As a journalist for 43 years it has been my good fortune to meet Irish people of all kinds, the narrow bigots of Orange and Green and the visionary leaders who have struggled to drag our people from complacency and despair. I cannot forget my first murder in 1978. A policeman was shot in a butcher’s shop in Castle Street, Belfast. I stood and wondered if the blood among the sawdust was animal or human. It is an image that haunts me yet. My colleague Martin O’Hagan was shot and killed as he walked home with his wife. Another was left with a bullet in his back. Several were struck by army baton rounds. Yet I have enjoyed lunch with Ian Paisley and John Hume and shaken the hands of Martin McGuinness and David Ervine. I have seen death and destruction, grief and injustice at close quarters. I have shed tears or sorrow and raged in anger. But above all, I have witnessed change.

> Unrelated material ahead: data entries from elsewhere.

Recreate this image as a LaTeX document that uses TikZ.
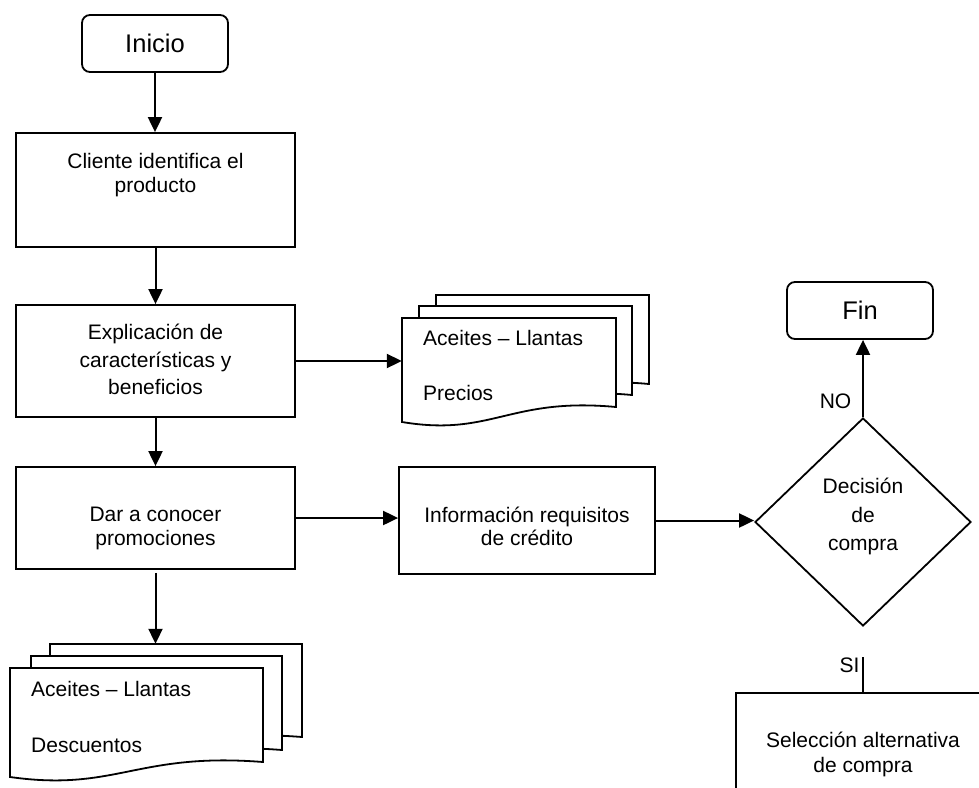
\documentclass[tikz,border=0pt]{standalone}
\usepackage{fontspec}
\setmainfont{Liberation Sans}
\usetikzlibrary{arrows.meta,shapes.geometric}

% one page of a stacked-document symbol: left, top, right, bottom-right y
\newcommand\docpage[4]{%
  \draw[docline] (#1,#2) -- (#3,#2) -- (#3,#4)
    .. controls ({#1+0.5*(#3-#1)},{#4-10}) and ({#1+0.42*(#3-#1)},{#4+30}) .. (#1,{#4+15})
    -- cycle;}

\begin{document}
\begin{tikzpicture}[x=1pt,y=-1pt,
  box/.style={draw,line width=1.8pt,rectangle,inner sep=0pt},
  term/.style={box,rounded corners=8pt,font=\fontsize{25.5}{30}\selectfont},
  ghost/.style={rectangle,inner sep=0pt},
  docline/.style={line width=1.8pt,fill=white,line join=miter},
  txt/.style={align=center,inner sep=0pt,font=\fontsize{21}{24}\selectfont},
  lbl/.style={inner sep=0pt,font=\fontsize{21}{24}\selectfont},
  flow/.style={line width=2pt,-{Triangle[length=15pt,width=14pt]}},
  conn/.style={line width=2pt},
]
\useasboundingbox (0,0) rectangle (979,787);
\clip (0,0) rectangle (979,787);

% start
\node[term,minimum width=146pt,minimum height=57pt] (inicio) at (155,43.5) {Inicio};

% process steps
\node[box,minimum width=279pt,minimum height=114pt] (cliente) at (155.5,190) {};
\node[txt] (clienteT) at (155.5,175) {Cliente identifica el\\producto};

\node[box,minimum width=279pt,minimum height=112pt] (expl) at (155.5,361) {};
\node[txt,font=\fontsize{21}{27.5}\selectfont] (explT) at (155.5,359.5)
  {Explicación de\\características y\\beneficios};

\node[box,minimum width=279pt,minimum height=102pt] (dar) at (155.5,518) {};
\node[txt,font=\fontsize{21}{23.5}\selectfont] (darT) at (155.5,528.5) {Dar a conocer\\promociones};

\node[box,minimum width=256pt,minimum height=107pt] (info) at (527,520.5) {};
\node[txt,font=\fontsize{21}{23.5}\selectfont] (infoT) at (527,526.5) {Información requisitos\\de crédito};

% decision
\node[diamond,draw,line width=1.8pt,inner sep=0pt,aspect=1.04,
      minimum width=216pt,minimum height=208pt] (dec) at (863,522) {};
\node[txt,font=\fontsize{21}{28.5}\selectfont] (decT) at (863,516.5) {Decisión\\de\\compra};

% end
\node[term,minimum width=146pt,minimum height=57pt] (fin) at (860,310.5) {Fin};

% purchase alternative (runs past the page edge)
\node[box,minimum width=400pt,minimum height=200pt] (sel) at (936,793) {};
\node[txt,font=\fontsize{21}{25}\selectfont] (selT) at (863,754.5) {Selección alternativa\\de compra};

% price sheets
\docpage{436}{295}{649}{384}
\docpage{419}{306}{632}{395}
\docpage{402}{318}{616}{407}
\node[ghost,minimum width=214pt,minimum height=89pt] (precios) at (509,362.5) {};
\node[lbl,anchor=base west] (preciosA) at (423,345) {Aceites – Llantas};
\node[lbl,anchor=base west] (preciosB) at (423,400) {Precios};

% discount sheets
\docpage{50}{644}{302}{737}
\docpage{31}{656}{282}{750}
\docpage{10}{668}{263}{762}
\node[ghost,minimum width=252pt,minimum height=93pt] (descuentos) at (176,690.5) {};
\node[lbl,anchor=base west] (descA) at (31,696) {Aceites – Llantas};
\node[lbl,anchor=base west] (descB) at (31,752) {Descuentos};

% connectors
\draw[flow] (inicio) -- (inicio |- cliente.north);
\draw[flow] (cliente) -- (expl);
\draw[flow] (expl) -- (dar);
\draw[flow] (expl.east) -- (expl.east -| precios.west);
\draw[flow] (dar.east) -- (dar.east -| info.west);
\draw[flow] (info.east) -- (info.east -| dec.west);
\draw[flow,shorten <=3pt] (dar.south) -- (dar.south |- descuentos.north);
\draw[flow] (dec.north) -- (dec.north |- fin.south);
\node[lbl] (no) at (835.5,401) {NO};

\coordinate (siTop) at (863,657);
\draw[conn] (siTop) -- (siTop |- sel.north);
\node[lbl] (si) at (849.5,665.5) {SI};
\end{tikzpicture}
\end{document}
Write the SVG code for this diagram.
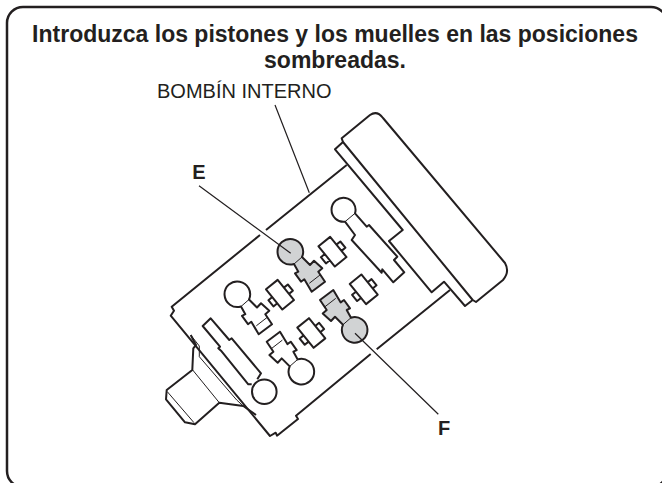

In my 20s, like so many millions before me, I tried to walk away from the land of my birth to seek a better life elsewhere. But instead, I stayed and tried to make my small contribution to this process of change. In my 60s now, I am glad that I did. Despair is a base thing and hope is precious. Change is inevitable and relentless. The growing success of moderate parties at the polls in Northern Ireland is refreshing. Even the strong election result for a left wing Sinn Fein in the Republic is a good sign, a sign that today’s voters want a break with the past and the old parties forged by civil war.
I am more hopeful today than I have ever been. I believe the people of tomorrow’s Ireland, my children and grandchildren, can rise above their differences and work together to solve their problems, that they will stay and continue the good work of my generation, create a peaceful, prosperous and progressive land for all of us who are proud to call themselves Irish.
On St Patrick’s Day, I will drink to that.